Another match that basically fooled everyone was the fight between Rogerio Nogueira and Dan Henderson. I expected these two to go back-and-forth in a three-round war. But instead Nogueira accomplished what no other fighter besides his own brother, Rodrigo, could do: submit Henderson via armbar.

Now I don’t have anything left to say about Kazushi Sakuraba taking out Yoon Dong Sik in only 38 seconds except that you could be the most accomplished player in grappling-oriented arts — jiu-jitsu, wrestling or in this case judo — but when someone hits you in the face more than likely your game and world-class tournament experience mean nothing at that moment.

Quinton “Rampage” Jackson has been one of the main topics of discussion the last couple of months due to his religion. While many fans wonder mostly without reason why there is an “old” and “new” Rampage, I don’t see it having anything to do with why he got “destroyed” by Mauricio “Shogun” Rua.

We don’t know for sure what condition Rampage was coming into this event or what kind of special training Team Oyama develop to fight back the ruthless Chute Boxe style. All I know is Rampage looked like the same old personality at the weigh-in and pre-tournament press conference, along with looking in excellent shape.

Now forward to the fight, nobody trains to avoid getting his ribs broken. MMA fighters usually come with strategy and training to avoid takedowns, submissions or being hit, but no one could predict a knee that would break your ribs and give you the pain of your life while trying to avoid more punishment.

Let’s not take anything away from Shogun. Freak accident or not, everyone needs to keep in mind Shogun was the one who landed the knee that broke Rampage’s rib.

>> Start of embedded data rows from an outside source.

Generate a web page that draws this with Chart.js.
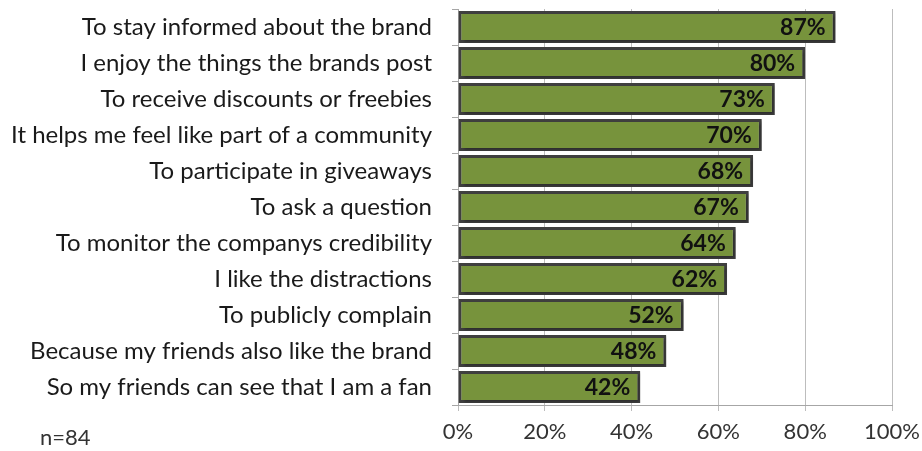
<!DOCTYPE html>
<html>
<head>
<meta charset="utf-8">
<script src="https://cdn.jsdelivr.net/npm/chart.js@4.4.0/dist/chart.umd.min.js"></script>
<style>
  html, body { margin: 0; padding: 0; background: #fff; }
  #wrap { width: 922px; height: 451px; position: relative; }
</style>
</head>
<body>
<div id="wrap"><canvas id="myChart" width="922" height="451"></canvas></div>
<script>
const categories = [
  "To stay informed about the brand",
  "I enjoy the things the brands post",
  "To receive discounts or freebies",
  "It helps me feel like part of a community",
  "To participate in giveaways",
  "To ask a question",
  "To monitor the companys credibility",
  "I like the distractions",
  "To publicly complain",
  "Because my friends also like the brand",
  "So my friends can see that I am a fan"
];
const values = [87, 80, 73, 70, 68, 67, 64, 62, 52, 48, 42];
const tickValues = [0, 20, 40, 60, 80, 100];
const sampleNote = "n=84";

const fontFamily = "Lato, 'Open Sans', sans-serif";

// bold % labels at the end of every bar
const barLabels = {
  id: "barLabels",
  afterDatasetsDraw(chart) {
    const ctx = chart.ctx;
    const meta = chart.getDatasetMeta(0);
    ctx.save();
    ctx.font = "bold 23px " + fontFamily;
    ctx.fillStyle = "#111";
    ctx.textAlign = "right";
    ctx.textBaseline = "middle";
    meta.data.forEach((bar, i) => {
      ctx.fillText(values[i] + "%", bar.x - 10, bar.y + 1);
    });
    ctx.restore();
  }
};

// shadow under bars
const barShadow = {
  id: "barShadow",
  beforeDatasetsDraw(chart) {
    const ctx = chart.ctx;
    ctx.save();
    ctx.shadowColor = "rgba(0,0,0,0.35)";
    ctx.shadowBlur = 3;
    ctx.shadowOffsetX = 2;
    ctx.shadowOffsetY = 2;
  },
  afterDatasetsDraw(chart) {
    chart.ctx.restore();
  }
};

// "n=84" note under the labels
const noteText = {
  id: "noteText",
  afterDraw(chart) {
    const ctx = chart.ctx;
    ctx.save();
    ctx.font = "22px " + fontFamily;
    ctx.fillStyle = "#333";
    ctx.textAlign = "left";
    ctx.textBaseline = "middle";
    ctx.fillText(sampleNote, 40, 438);
    ctx.restore();
  }
};

new Chart(document.getElementById("myChart"), {
  type: "bar",
  data: {
    labels: categories,
    datasets: [{
      data: values,
      backgroundColor: "#77933C",
      borderColor: "#3F3F3F",
      borderWidth: 3,
      borderSkipped: false,
      barPercentage: 0.89,
      categoryPercentage: 1.0
    }]
  },
  options: {
    indexAxis: "y",
    responsive: false,
    animation: false,
    layout: { padding: { top: 9, right: 30, left: 0, bottom: 0 } },
    plugins: {
      legend: { display: false },
      tooltip: { enabled: false }
    },
    scales: {
      x: {
        min: 0,
        max: 100,
        afterBuildTicks: (scale) => {
          scale.ticks = tickValues.map(v => ({ value: v }));
        },
        afterFit: (scale) => {
          scale.height = 46;
          scale.paddingLeft = 0;
          scale.paddingRight = 0;
        },
        grid: {
          color: "#BDBDBD",
          lineWidth: 1,
          tickLength: 6,
          drawTicks: true
        },
        border: { color: "#A6A6A6", width: 1 },
        ticks: {
          callback: (v) => v + "%",
          color: "#333",
          font: { family: fontFamily, size: 22 },
          padding: 8
        }
      },
      y: {
        afterFit: (scale) => {
          scale.width = 458;
          scale.paddingTop = 0;
          scale.paddingBottom = 0;
        },
        grid: {
          offset: true,
          drawOnChartArea: false,
          tickLength: 6,
          color: "#A6A6A6"
        },
        border: { color: "#A6A6A6", width: 1 },
        ticks: {
          color: "#1a1a1a",
          font: { family: fontFamily, size: 24 },
          padding: 20,
          autoSkip: false
        }
      }
    }
  },
  plugins: [barShadow, barLabels, noteText]
});
</script>
</body>
</html>
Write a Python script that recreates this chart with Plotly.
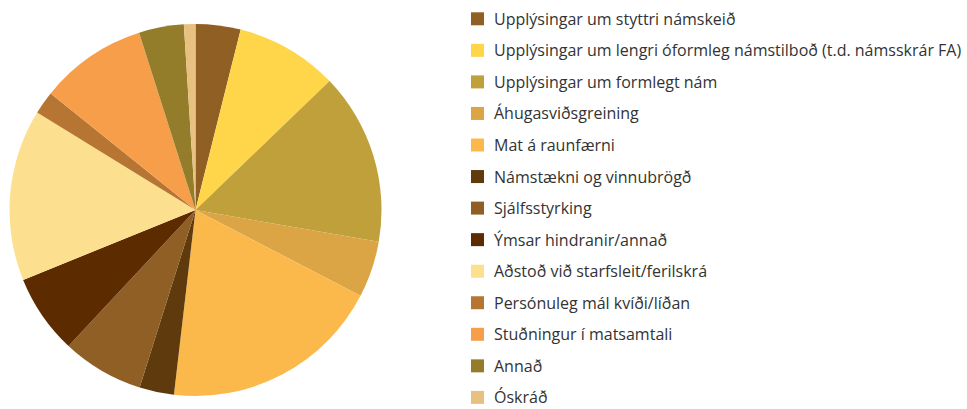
import plotly.graph_objects as go

labels = [
    "Upplýsingar um styttri námskeið",
    "Upplýsingar um lengri óformleg námstilboð (t.d. námsskrár FA)",
    "Upplýsingar um formlegt nám",
    "Áhugasviðsgreining",
    "Mat á raunfærni",
    "Námstækni og vinnubrögð",
    "Sjálfsstyrking",
    "Ýmsar hindranir/annað",
    "Aðstoð við starfsleit/ferilskrá",
    "Persónuleg mál kvíði/líðan",
    "Stuðningur í matsamtali",
    "Annað",
    "Óskráð",
]
values = [3.9, 8.9, 14.9, 4.9, 19.2, 3.0, 7.1, 6.9, 14.9, 2.0, 9.3, 3.9, 1.0]
colors = [
    "#8F5F24", "#FFD54A", "#BFA03A", "#DBA444", "#FBB94B", "#5E3A0C",
    "#905F25", "#5C2B00", "#FDE08F", "#B67533", "#F69E49", "#937D2B", "#E8C07F",
]

W, H = 967, 409

fig = go.Figure()
fig.add_trace(go.Pie(
    labels=labels, values=values, sort=False, direction="clockwise", rotation=0,
    marker=dict(colors=colors, line=dict(width=0)),
    textinfo="none", showlegend=False,
    domain=dict(x=[9.5 / W, 381.5 / W], y=[13 / H, 385 / H]),
))

# manual legend
row0, step = 18.8, 31.55
shapes, annotations = [], []
for i, (lab, col) in enumerate(zip(labels, colors)):
    yc = row0 + i * step
    shapes.append(dict(type="rect", xref="paper", yref="paper",
                       x0=471 / W, x1=484 / W, y0=1 - (yc + 6.5) / H, y1=1 - (yc - 6.5) / H,
                       fillcolor=col, line=dict(width=0)))
    annotations.append(dict(text=lab, xref="paper", yref="paper", x=493 / W, y=1 - yc / H,
                            xanchor="left", yanchor="middle", showarrow=False, borderpad=0,
                            font=dict(family="Open Sans", size=16, color="#333333")))

fig.update_layout(
    width=W, height=H, margin=dict(l=0, r=0, t=0, b=0),
    paper_bgcolor="white", plot_bgcolor="white",
    shapes=shapes, annotations=annotations,
)
fig.write_html("out.html", config={"displayModeBar": False},
               post_script="document.body.style.margin='0';document.body.style.overflow='hidden';")
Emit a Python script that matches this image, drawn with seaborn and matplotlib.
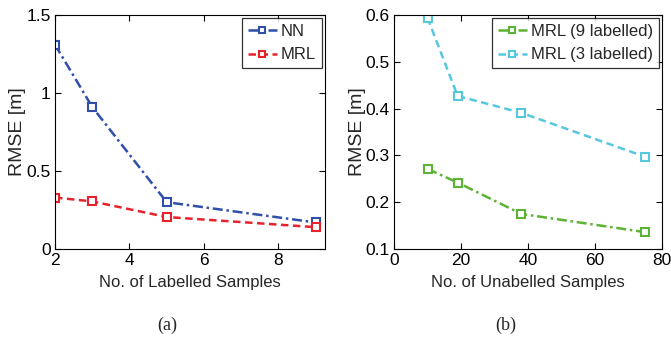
import numpy as np
import pandas as pd
import matplotlib
matplotlib.use("Agg")
import matplotlib.pyplot as plt
import seaborn as sns

sns.set_theme(style="white")
plt.rcParams['font.family'] = ['Liberation Sans', 'DejaVu Sans']

# Panel (a)
labelled = [2, 3, 5, 9]
nn_rmse = [1.31, 0.91, 0.30, 0.17]
mrl_rmse = [0.33, 0.305, 0.205, 0.14]

# Panel (b)
unlabelled = [10, 19, 38, 75]
mrl9_rmse = [0.271, 0.242, 0.175, 0.136]
mrl3_rmse = [0.594, 0.427, 0.391, 0.297]

df_a = pd.DataFrame({
    "x": labelled * 2,
    "y": nn_rmse + mrl_rmse,
    "series": ["NN"] * 4 + ["MRL"] * 4,
})
df_b = pd.DataFrame({
    "x": unlabelled * 2,
    "y": mrl9_rmse + mrl3_rmse,
    "series": ["MRL (9 labelled)"] * 4 + ["MRL (3 labelled)"] * 4,
})

fig = plt.figure(figsize=(6.71, 3.43), dpi=100)
ax1 = fig.add_axes([55/671, 1 - 249/343, 270/671, 234/343])
ax2 = fig.add_axes([394/671, 1 - 249/343, 268/671, 234/343])

blue = "#2f4fa8"
red = "#e8222c"
green = "#5cb335"
cyan = "#55c8e0"

dd = (4, 1.5, 1, 1.5)
da = (3, 1.8)
sns.lineplot(data=df_a, x="x", y="y", hue="series", style="series",
             palette={"NN": blue, "MRL": red},
             dashes={"NN": dd, "MRL": da},
             markers={"NN": "s", "MRL": "s"}, ax=ax1, lw=1.8,
             markersize=6, markerfacecolor="white", markeredgewidth=1.5)
sns.lineplot(data=df_b, x="x", y="y", hue="series", style="series",
             palette={"MRL (9 labelled)": green, "MRL (3 labelled)": cyan},
             dashes={"MRL (9 labelled)": dd, "MRL (3 labelled)": da},
             markers={"MRL (9 labelled)": "s", "MRL (3 labelled)": "s"}, ax=ax2, lw=1.8,
             markersize=6, markerfacecolor="white", markeredgewidth=1.5)

for ax in (ax1, ax2):
    for line in ax.get_lines():
        line.set_markeredgecolor(line.get_color())
        line.set_markerfacecolor("white")

ax1.set_xlim(2, 9.25)
ax1.set_ylim(0, 1.5)
ax1.set_xticks([2, 4, 6, 8])
ax1.set_yticks([0, 0.5, 1, 1.5])
ax1.set_yticklabels(["0", "0.5", "1", "1.5"])
ax1.set_xlabel("No. of Labelled Samples", fontsize=12, labelpad=5)
ax1.set_ylabel("RMSE [m]", fontsize=14, labelpad=0)

ax2.set_xlim(0, 80)
ax2.set_ylim(0.1, 0.6)
ax2.set_xticks([0, 20, 40, 60, 80])
ax2.set_yticks([0.1, 0.2, 0.3, 0.4, 0.5, 0.6])
ax2.set_xlabel("No. of Unabelled Samples", fontsize=12, labelpad=5)
ax2.set_ylabel("RMSE [m]", fontsize=14, labelpad=0)

for ax in (ax1, ax2):
    for s in ax.spines.values():
        s.set_color("black")
        s.set_linewidth(0.8)
    ax.tick_params(direction="in", length=4, width=0.8, labelsize=12.5, pad=3,
                   top=True, right=True, bottom=True, left=True, colors="black")
    leg = ax.legend(loc="upper right", fontsize=12, frameon=True, fancybox=False,
                    handlelength=1.7, borderpad=0.35, labelspacing=0.5,
                    handletextpad=0.25, borderaxespad=0.2)
    leg.set_title(None)
    leg.get_frame().set_edgecolor("black")
    leg.get_frame().set_linewidth(0.9)
    for h in leg.get_lines():
        h.set_markerfacecolor("white")
        h.set_markeredgecolor(h.get_color())
        h.set_markersize(4.5)

fig.text(167/671, 1 - 325/343, "(a)", fontsize=13, family=["Liberation Serif", "DejaVu Serif"],
         ha="center", va="center")
fig.text(506/671, 1 - 325/343, "(b)", fontsize=13, family=["Liberation Serif", "DejaVu Serif"],
         ha="center", va="center")

fig.savefig("out.png", dpi=100, facecolor="white")
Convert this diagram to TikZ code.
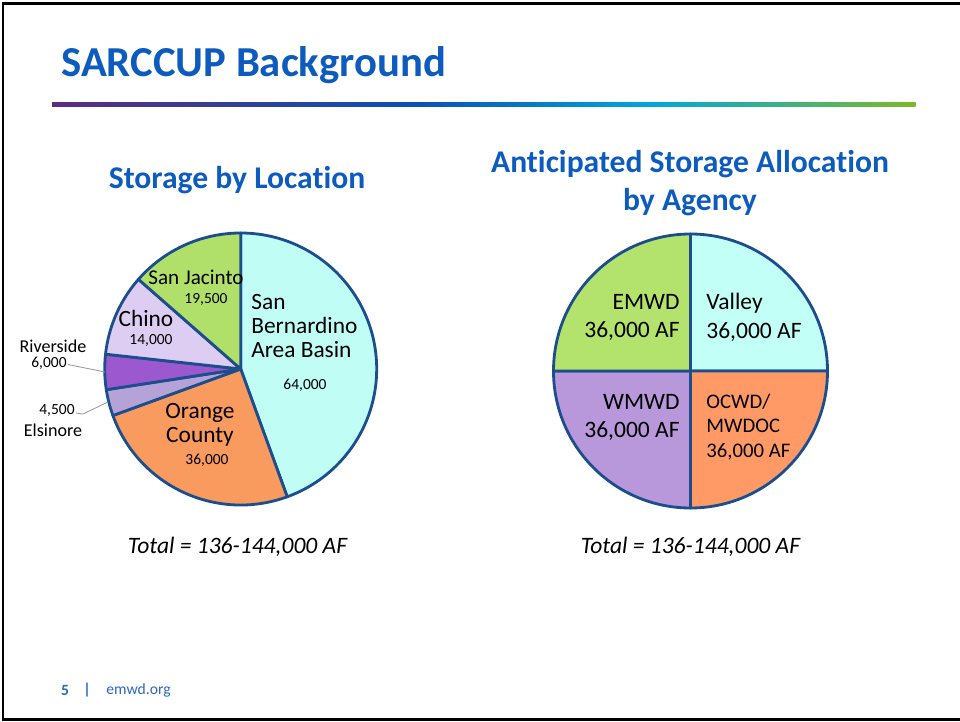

And while I wonder how the fight would turn out if Rampage was healthy I still need to accept the fact that Chute Boxe has Rampage’s number in PRIDE.

I don’t really want to give my thoughts about Rampage’s corner after he turned around to yell his rib was broken. But I will. It’s just wrong for Rampage to be in the middle of the ring while his own teammates ignoring his reactions to pain and tell him to keep fighting as Shogun Rua used him like a Chute Boxe gym punching bag.